For years the industry accepted that compute improvements would outpace networking for a while. That window, however, has narrowed to a dangerous gap. The innovation curve for accelerators has moved much faster than that for high‑speed connectivity and the storage systems needed to keep them fed. The consequence is simple: owning the best chip is insufficient; what matters is how fast you can supply it with data and how effectively machines can collaborate.

Enter a wave of investment in networking and edge infrastructure. Fibre routes, low‑latency interconnects, pre‑deployed capacity and better data‑locality strategies are now strategic differentiators. Operators are pre‑laying links and cloud providers are redesigning campus layouts and inter‑datacentre fabrics to remove the stalls that idle expensive compute. Investors are noticing — network equipment vendors have seen significant stock gains as markets price this shift.

Storage, CPUs and the broader supply chain matter too

It’s not just the network. Storage systems capable of streaming data at multi‑terabyte per second rates, and CPU fleets able to orchestrate millions of tasks, are essential. Many AI workloads depend on fast parameter servers, sharded model states and synchronous updates that put pressure on all layers of the stack. Where any single layer lags, the accelerators sit idle.

Storage throughput: large‑scale training needs consistent, high‑bandwidth access to training datasets; conventional arrays and object stores aren’t always optimised for this pattern.

CPU coordination: modern AI deployments shift work between accelerators and CPUs; insufficient CPU capacity or inefficient drivers create orchestration delays.

Power and facilities: data centre power grids, cooling and site readiness are bottlenecks in regions experiencing a build‑out rush.

Enterprises and sovereign demands complicate matters

Hyperscalers (Meta, Microsoft, Alphabet) have led the spending spree, but enterprises are increasingly establishing private GPU clusters for sovereignty, latency and data‑control reasons. These on‑prem environments intensify the problem because many organisations don’t have the networking or operational expertise to maintain high utilisation at scale. Therefore, inflating numbers of expensive racks may further stress capacity unless firms simultaneously invest in connectivity and orchestration.

What success looks like

High utilisation of AI hardware requires a holistic approach:

Right‑sized, low‑latency networks connecting compute, storage and edge;

Optimised data pipelines and locality strategies to reduce cross‑site transfers;

Scalable orchestration platforms that distribute work efficiently across CPUs and accelerators;

Integrated planning across power, cooling and facility provisioning to eliminate non‑computational delays.

Providers that combine these elements will extract the most value from their GPU investments. The marginal returns of a new accelerator are not just measured in teraflops per second, but in how quickly it can be kept busy.

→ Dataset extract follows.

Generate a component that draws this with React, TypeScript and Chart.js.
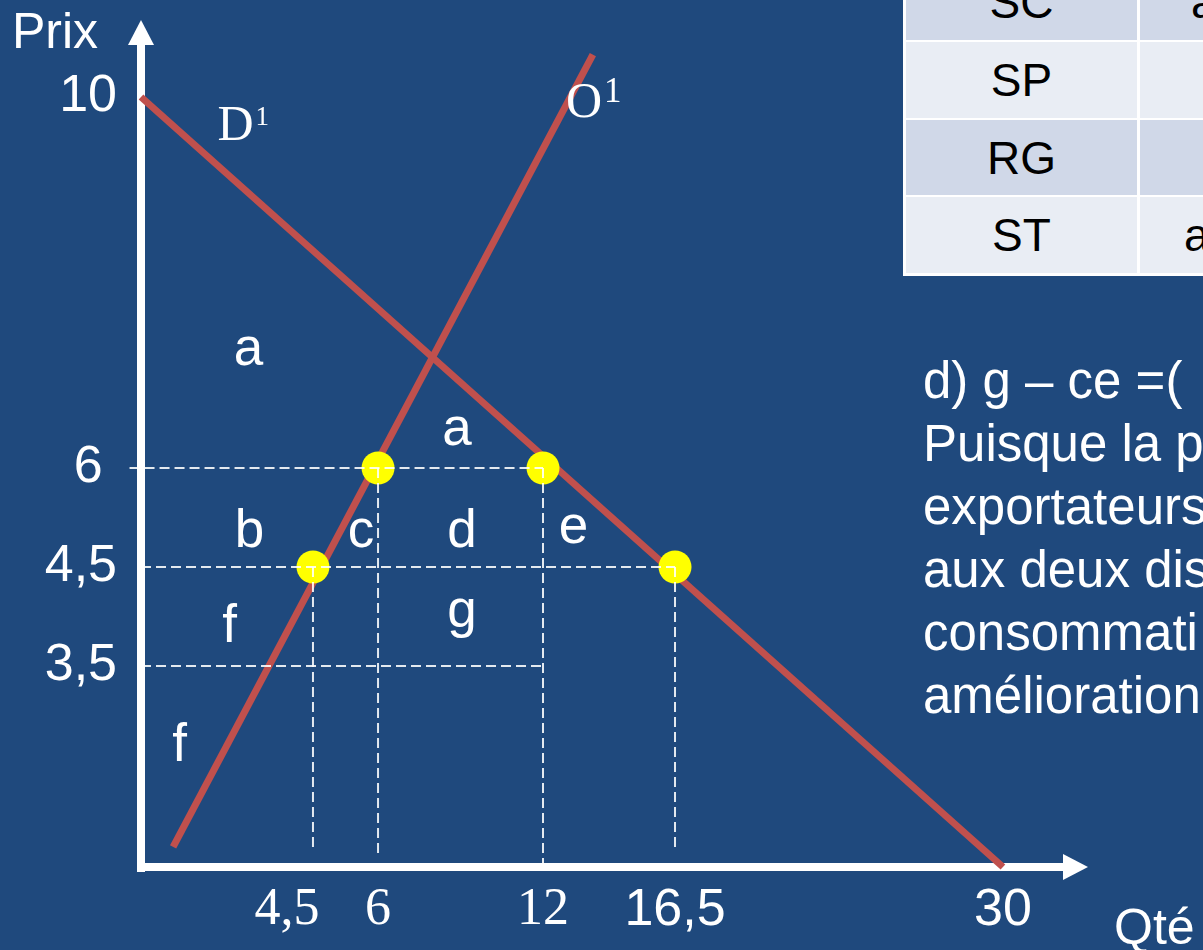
import React, { useEffect, useRef } from 'react';
import { Chart, LinearScale, registerables } from 'chart.js';

// ---------- data ----------
const xTickValues = [4.5, 6, 12, 16.5, 30];
const xTickLabels = ['4,5', '6', '12', '16,5', '30'];
const yTickValues = [3.5, 4.5, 6, 10];
const yTickLabels = ['3,5', '4,5', '6', '10'];

const demandD1 = [{ x: 0, y: 10 }, { x: 30, y: 0 }];
const supplyO1 = [{ x: 0.84, y: 0.35 }, { x: 13.7, y: 10.55 }];
const pointsAtPrice6 = [{ x: 6, y: 6 }, { x: 12, y: 6 }];
const pointsAtPrice45 = [{ x: 4.5, y: 4.5 }, { x: 16.5, y: 4.5 }];

const guideSegments = [
  [{ x: -0.3, y: 6 }, { x: 12, y: 6 }],
  [{ x: 0, y: 4.5 }, { x: 16.5, y: 4.5 }],
  [{ x: 0, y: 3.5 }, { x: 12, y: 3.5 }],
  [{ x: 4.5, y: 4.5 }, { x: 4.5, y: 0.35 }],
  [{ x: 6, y: 6 }, { x: 6, y: 0.24 }],
  [{ x: 12, y: 6 }, { x: 12, y: 0 }],
  [{ x: 16.5, y: 4.5 }, { x: 16.5, y: 0.35 }],
];

const areaLabels = ['a', 'a', 'b', 'c', 'd', 'e', 'f', 'g', 'f'];
const areaLabelX = [2.81, 8.87, 2.84, 5.61, 9.05, 13.04, 2.32, 9.05, 1.01];
const areaLabelY = [7.11, 6.25, 4.8, 4.8, 4.8, 4.86, 3.74, 3.89, 1.85];

const curveNames = ['D', 'O'];
const curveSup = ['1', '1'];
const curveNameX = [2.0, 12.78];
const curveNameY = [9.54, 9.78];

const tableRowLabels = ['SC', 'SP', 'RG', 'ST'];
const tableSecondCol = ['a', '', '', 'a'];

const textLines = [
  'd) g \u2013 ce =(',
  'Puisque la p',
  'exportateurs',
  'aux deux dis',
  'consommati',
  'amélioration',
];

// ---------- styles ----------
const SANS = "'Liberation Sans', Arial, Helvetica, sans-serif";
const SERIF = "'Liberation Serif', 'Times New Roman', Times, serif";
const BG = '#1F497D';
const RED = '#C0504D';
const YELLOW = '#FFFF00';
const GUIDE = 'rgba(255,255,255,0.88)';

// schematic (not-to-scale) axis layout: value knots -> fraction of axis length
const AXIS_KNOTS: Record<string, { values: number[]; fractions: number[] }> = {
  x: { values: [0, 4.5, 6, 12, 16.5, 30, 33], fractions: [0, 0.1816, 0.2503, 0.4245, 0.5639, 0.9102, 1] },
  y: { values: [0, 3.5, 4.5, 6, 10, 11], fractions: [0, 0.2373, 0.3542, 0.4711, 0.9091, 1] },
};

function interp(v: number, from: number[], to: number[]) {
  const n = from.length;
  let i = 1;
  while (i < n - 1 && v > from[i]) i++;
  const a = from[i - 1];
  const b = from[i];
  return to[i - 1] + ((v - a) / (b - a)) * (to[i] - to[i - 1]);
}

class PiecewiseScale extends LinearScale {
  static id = 'piecewise';
  static defaults = {};
  getPixelForValue(value: any) {
    if (value === null || value === undefined || Number.isNaN(+value)) return NaN;
    const k = AXIS_KNOTS[(this as any).axis];
    return this.getPixelForDecimal(interp(+value, k.values, k.fractions));
  }
  getValueForPixel(pixel: number) {
    const k = AXIS_KNOTS[(this as any).axis];
    return interp(this.getDecimalForPixel(pixel), k.fractions, k.values);
  }
}

Chart.register(...registerables, PiecewiseScale as any);

const schematicPlugin = {
  id: 'schematic',
  beforeDatasetsDraw(chart: any) {
    const { ctx, chartArea } = chart;
    const { left, right, top, bottom } = chartArea;
    ctx.save();
    ctx.fillStyle = '#FFFFFF';
    // y axis + arrow
    ctx.fillRect(left - 4, top + 25, 8, bottom + 5 - (top + 25));
    ctx.beginPath();
    ctx.moveTo(left, top);
    ctx.lineTo(left - 13, top + 25);
    ctx.lineTo(left + 13, top + 25);
    ctx.closePath();
    ctx.fill();
    // x axis + arrow
    ctx.fillRect(left - 4, bottom - 4, right - 25 - (left - 4), 8);
    ctx.beginPath();
    ctx.moveTo(right, bottom);
    ctx.lineTo(right - 25, bottom - 13);
    ctx.lineTo(right - 25, bottom + 13);
    ctx.closePath();
    ctx.fill();
    // axis titles
    ctx.font = `50px ${SANS}`;
    ctx.textAlign = 'left';
    ctx.textBaseline = 'alphabetic';
    ctx.fillText('Prix', left - 129, top + 28);
    ctx.fillText('Qté', right + 26, bottom + 77);
    ctx.restore();
  },
  afterDatasetsDraw(chart: any) {
    const { ctx } = chart;
    const xs = chart.scales.x;
    const ys = chart.scales.y;
    ctx.save();
    ctx.fillStyle = '#FFFFFF';
    ctx.textBaseline = 'alphabetic';
    ctx.textAlign = 'center';
    ctx.font = `53px ${SANS}`;
    areaLabels.forEach((t, i) => {
      ctx.fillText(t, xs.getPixelForValue(areaLabelX[i]), ys.getPixelForValue(areaLabelY[i]));
    });
    ctx.textAlign = 'left';
    curveNames.forEach((t, i) => {
      const px = xs.getPixelForValue(curveNameX[i]);
      const py = ys.getPixelForValue(curveNameY[i]);
      ctx.font = `50px ${SERIF}`;
      ctx.fillText(t, px, py);
      const w = ctx.measureText(t).width;
      ctx.font = `${i === 0 ? 27 : 35}px ${SERIF}`;
      ctx.fillText(curveSup[i], px + w + 2, py - 15);
    });
    ctx.restore();
  },
};

export default function App() {
  const ref = useRef<HTMLCanvasElement>(null);

  useEffect(() => {
    const lineDs = (label: string, data: any[], color: string, width: number, order: number, dash?: number[]) => ({
      label,
      data,
      showLine: true,
      borderColor: color,
      borderWidth: width,
      borderDash: dash || [],
      borderCapStyle: 'butt',
      pointRadius: 0,
      pointHoverRadius: 0,
      fill: false,
      tension: 0,
      clip: false,
      order,
    });

    const dotDs = (label: string, data: any[]) => ({
      label,
      data,
      showLine: false,
      pointRadius: 16.5,
      pointHoverRadius: 16.5,
      pointBackgroundColor: YELLOW,
      pointBorderWidth: 0,
      clip: false,
      order: 2,
    });

    const datasets: any[] = [
      lineDs('D1', demandD1, RED, 7, 3),
      lineDs('O1', supplyO1, RED, 7, 3),
      dotDs('prix 6', pointsAtPrice6),
      dotDs('prix 4,5', pointsAtPrice45),
      ...guideSegments.map((seg, i) => lineDs('guide' + i, seg, GUIDE, 2, 1, [10, 5])),
    ];

    const chart = new Chart(ref.current as HTMLCanvasElement, {
      type: 'scatter',
      data: { datasets },
      plugins: [schematicPlugin],
      options: {
        responsive: false,
        animation: false,
        events: [],
        layout: { padding: { top: 20, right: 115, left: 0, bottom: 0 } },
        plugins: { legend: { display: false }, tooltip: { enabled: false } },
        scales: {
          x: {
            type: 'piecewise',
            min: 0,
            max: 33,
            grid: { display: false, drawTicks: false },
            border: { display: false },
            afterFit: (s: any) => {
              s.height = 83;
              s.paddingLeft = 0;
              s.paddingRight = 0;
            },
            afterBuildTicks: (s: any) => {
              s.ticks = xTickValues.map((v) => ({ value: v }));
            },
            ticks: {
              autoSkip: false,
              maxRotation: 0,
              minRotation: 0,
              padding: 12,
              color: '#FFFFFF',
              font: (c: any) => ({ family: c.index < 3 ? SERIF : SANS, size: 52 }),
              callback: (_v: any, i: number) => (i === 0 ? xTickLabels[i] + '    ' : xTickLabels[i]),
            },
          },
          y: {
            type: 'piecewise',
            min: 0,
            max: 11,
            grid: { display: false, drawTicks: false },
            border: { display: false },
            afterFit: (s: any) => {
              s.width = 141;
              s.paddingTop = 0;
              s.paddingBottom = 0;
            },
            afterBuildTicks: (s: any) => {
              s.ticks = yTickValues.map((v) => ({ value: v }));
            },
            ticks: {
              autoSkip: false,
              padding: 24,
              color: '#FFFFFF',
              font: { family: SANS, size: 52 },
              callback: (_v: any, i: number) => (yTickLabels[i] === '6' ? '6 ' : yTickLabels[i]),
            },
          },
        },
      } as any,
    });
    return () => chart.destroy();
  }, []);

  const rowTops = [-36, 42, 120, 197];
  const rowHeights = [76, 76, 75, 76];
  const rowColors = ['#D0D8E8', '#E9EDF4', '#D0D8E8', '#E9EDF4'];
  const col2Pad = [51, 0, 0, 44];

  return (
    <div
      style={{
        position: 'fixed',
        left: 0,
        top: 0,
        width: 1203,
        height: 950,
        overflow: 'hidden',
        background: BG,
      }}
    >
      <canvas ref={ref} width={1203} height={950} style={{ position: 'absolute', left: 0, top: 0 }} />
      <div style={{ position: 'absolute', left: 903, top: -40, width: 320, height: 316, background: '#FFFFFF' }} />
      {tableRowLabels.map((lab, i) => (
        <React.Fragment key={lab}>
          <div
            style={{
              position: 'absolute',
              left: 906,
              top: rowTops[i],
              width: 231,
              height: rowHeights[i],
              background: rowColors[i],
              display: 'flex',
              alignItems: 'center',
              justifyContent: 'center',
              fontFamily: SANS,
              fontSize: 46,
              color: '#000',
            }}
          >
            {lab}
          </div>
          <div
            style={{
              position: 'absolute',
              left: 1140,
              top: rowTops[i],
              width: 200,
              height: rowHeights[i],
              background: rowColors[i],
              display: 'flex',
              alignItems: 'center',
              boxSizing: 'border-box',
              paddingLeft: col2Pad[i],
              fontFamily: SANS,
              fontSize: 46,
              color: '#000',
              whiteSpace: 'pre',
            }}
          >
            {tableSecondCol[i]}
          </div>
        </React.Fragment>
      ))}
      <div
        style={{
          position: 'absolute',
          left: 923,
          top: 349,
          fontFamily: SANS,
          fontSize: 51,
          lineHeight: '63px',
          color: '#FFFFFF',
          whiteSpace: 'pre',
        }}
      >
        {textLines.map((t, i) => (
          <div key={i}>{t}</div>
        ))}
      </div>
    </div>
  );
}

Where investment will go next

Expect capital expenditure to shift balance. While GPUs and specialised accelerators remain headline items, the next wave of investment will favour high‑capacity fibre, advanced switching fabrics, flash and storage tiers tuned for AI, and sophisticated CPU and orchestration stacks. Companies that underestimate the need for end‑to‑end optimisation risk paying for idle hardware and losing the economic advantage of AI at scale.

In short, compute is no longer the sole star of the AI story. The real winner will be the organizations that recognise AI as a systems challenge — one where network, storage, CPU orchestration and facility readiness matter as much as the chips themselves.